Shared-media communication environments, such as wireless computer networks, allow for many devices to communicate simultaneously with one another. Often, such communication environments are subjected to both internal and external forms of interference, and devices may not always have a reliable communication channel to other devices. As such, portions of transmitted messages (or all of the messages) may be erroneously received by a device, such as where a transmitted value (e.g., a “1”) is received as a different value due to such interference (e.g., a “0” or an unknown value). For example, increased internal congestion may cause packet collisions, while other factors such as signal attenuation, path loss, or fading can lead to unpredictable losses in the power of the received signal.
In many communication environments, a plurality of applications may attempt to communicate data between communication devices simultaneously. In particular, according to various shared-media communication standards, such as IEEE Std. 802.11, data bits from one or more applications may be placed within communication frames (e.g., a same shared frame) at the physical (PHY) layer, and transmitted between the devices. The receiving device (PHY layer) would then decode the communication frames, and correspondingly reconstructs the original application data for the one or more applications.

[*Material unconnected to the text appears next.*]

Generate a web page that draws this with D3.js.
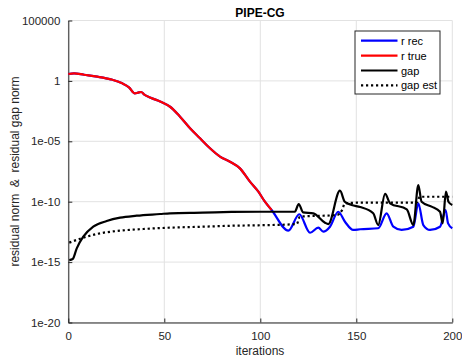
<!DOCTYPE html>
<html>
<head>
<meta charset="utf-8">
<script src="https://cdn.jsdelivr.net/npm/d3@7"></script>
<style>
  body { margin: 0; background: #fff; }
  text { font-family: "Liberation Sans", Arial, sans-serif; }
</style>
</head>
<body>
<div id="chart"></div>
<script>
// Series: [iteration, log10 of the norm]
const rTrue = [
  [0, 0.57], [3, 0.63], [8.2, 0.51], [15.1, 0.35], [22.1, 0.13], [28.1, -0.2],
  [31.6, -0.53], [34.7, -1.03], [36.3, -0.97], [38, -0.92], [39.4, -1.11],
  [42.9, -1.39], [48.1, -1.72], [53, -2.14], [58.2, -2.96], [63.4, -3.92],
  [68.6, -4.75], [73.8, -5.58], [79, -6.27], [84.2, -6.69], [89.4, -7.24],
  [94.6, -8.34], [99, -9.17], [102.4, -10.0], [105.9, -10.69]
];
const rRec = rTrue.concat([
  [114.6, -12.4], [120.3, -11.04], [125.9, -12.57], [130.2, -12.15], [132.8, -12.48],
  [136.3, -12.07], [140.6, -10.83], [144.1, -11.66], [148.4, -12.34], [152, -12.28],
  [161.4, -12.2], [165.8, -10.96], [169.3, -12.07], [173.6, -12.34], [179.7, -12.07],
  [182.3, -10.13], [184.9, -11.93], [188.4, -12.34], [193.6, -12.07], [196.5, -10.69],
  [197.8, -11.79], [200, -12.2]
]);
const gap = [
  [0.5, -14.83], [2.3, -14.74], [4.4, -13.86], [7.8, -12.9], [13, -12.07],
  [20, -11.6], [27, -11.32], [35.6, -11.16], [47.8, -11.02], [53, -10.96],
  [70, -10.91], [85, -10.85], [100, -10.83], [118, -10.83], [120, -10.19],
  [122.3, -10.88], [127.6, -10.96], [133.7, -11.74], [135.4, -11.85], [141.5, -9.09],
  [144, -10.0], [147.6, -10.27], [152, -10.44], [158.8, -10.96], [161.4, -11.93],
  [165, -9.36], [167.6, -10.13], [176.3, -10.63], [179.7, -11.93], [182.3, -8.62],
  [184, -10.0], [189.2, -10.41], [193.6, -10.83], [195, -11.79], [196.7, -9.17],
  [198, -10.0], [200, -10.27]
];
const gapEst = [
  [0.5, -13.39], [7.8, -12.98], [16.5, -12.62], [27, -12.4], [39, -12.26],
  [53, -12.15], [70, -12.07], [85, -11.99], [100, -11.95], [119, -11.85],
  [120.6, -11.24], [140, -11.1], [142.6, -10.69], [144.1, -10.13], [152, -10.08],
  [181.4, -10.08], [183.1, -9.59], [200, -9.59]
];

const xTicks = [0, 50, 100, 150, 200];
const yTicks = [1e5, 1, 1e-5, 1e-10, 1e-15, 1e-20];
const yTickLabels = ["100000", "1", "1e-05", "1e-10", "1e-15", "1e-20"];
const seriesNames = ["r rec", "r true", "gap", "gap est"];

drawChart();

function drawChart() {
  const w = 462, h = 358;
  const m = { left: 68.3, right: 462 - 452.3, top: 20.5, bottom: 358 - 322.5 };

  const x = d3.scaleLinear().domain([0, 200]).range([m.left, w - m.right]);
  const y = d3.scaleLog().domain([1e-20, 1e5]).range([h - m.bottom, m.top]);

  const svg = d3.select("#chart").append("svg")
    .attr("width", w).attr("height", h);

  // grid
  const grid = svg.append("g").attr("stroke", "#e2e2e2").attr("stroke-width", 1);
  grid.selectAll(".gx").data(xTicks).enter().append("line")
    .attr("x1", d => x(d)).attr("x2", d => x(d))
    .attr("y1", m.top).attr("y2", h - m.bottom);
  grid.selectAll(".gy").data(yTicks).enter().append("line")
    .attr("x1", m.left).attr("x2", w - m.right)
    .attr("y1", d => y(d)).attr("y2", d => y(d));

  // axes (ticks inside, like matlab)
  const xAxis = svg.append("g")
    .attr("transform", `translate(0,${h - m.bottom})`)
    .call(d3.axisBottom(x).tickValues(xTicks).tickSizeInner(-4).tickSizeOuter(0).tickPadding(9));
  const yAxis = svg.append("g")
    .attr("transform", `translate(${m.left},0)`)
    .call(d3.axisLeft(y).tickValues(yTicks).tickSizeInner(-4).tickSizeOuter(0).tickPadding(8)
      .tickFormat((d, i) => yTickLabels[i]));
  [xAxis, yAxis].forEach(a => {
    a.selectAll("path, line").attr("stroke", "#262626");
    a.selectAll("text").attr("fill", "#262626").style("font-size", "11.5px");
  });

  const line = d3.line().curve(d3.curveMonotoneX)
    .x(d => x(d[0])).y(d => y(Math.pow(10, d[1])));
  const plot = svg.append("g").attr("fill", "none").attr("stroke-width", 2.2)
    .attr("stroke-linejoin", "round");

  plot.append("path").datum(rRec).attr("d", line).attr("stroke", "#0000ff");
  plot.append("path").datum(rTrue).attr("d", line).attr("stroke", "#ff0000");
  plot.append("path").datum(gap).attr("d", line).attr("stroke", "#000");
  plot.append("path").datum(gapEst).attr("d", line).attr("stroke", "#000")
    .attr("stroke-dasharray", "2.2,2.8");

  // title and labels
  svg.append("text").attr("x", 260).attr("y", 16.5).attr("text-anchor", "middle")
    .style("font-size", "12px").style("font-weight", "bold").attr("fill", "#000")
    .text("PIPE-CG");
  svg.append("text").attr("x", 260).attr("y", 355).attr("text-anchor", "middle")
    .style("font-size", "12px").attr("fill", "#262626").text("iterations");
  svg.append("text")
    .attr("transform", `translate(18.5,${(m.top + h - m.bottom) / 2}) rotate(-90)`)
    .attr("text-anchor", "middle").style("font-size", "12px").style("white-space", "pre")
    .attr("fill", "#262626").text("residual norm  &  residual gap norm");

  // legend
  const leg = svg.append("g");
  leg.append("rect").attr("x", 355).attr("y", 31).attr("width", 85).attr("height", 63)
    .attr("fill", "#fff").attr("stroke", "#262626").attr("stroke-width", 1);
  const styles = [
    { c: "#0000ff", dash: null }, { c: "#ff0000", dash: null },
    { c: "#000", dash: null }, { c: "#000", dash: "2.2,2.8" }
  ];
  seriesNames.forEach((name, i) => {
    const yy = 40.7 + i * 14.9;
    leg.append("line").attr("x1", 361).attr("x2", 397.5).attr("y1", yy).attr("y2", yy)
      .attr("stroke", styles[i].c).attr("stroke-width", 2.2)
      .attr("stroke-dasharray", styles[i].dash);
    leg.append("text").attr("x", 401).attr("y", yy + 4).style("font-size", "11px")
      .attr("fill", "#000").text(name);
  });
}
</script>
</body>
</html>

Because of the potentially lossy nature of the shared-media network, however, the reconstructed application data may be incorrect, and may need to be retransmitted to correct the inconsistencies. For tolerant applications, such as low speed and/or low priority data transfer, this may not pose a significant issue. However, for less tolerant applications, such as high speed and/or high priority control messages, such information loss can be particularly problematic. Though there are many schemes that protect message transmissions, such as Automatic Repeat and reQuest (ARQ), Forward Error Correction (FEC), and others, generally such schemes require a certain number of parity bits to be sent along with actual data, which increases the overhead of the data communication, both in terms of the number of bits transmitted, and in terms of the processing power required to decode and reconstruct messages.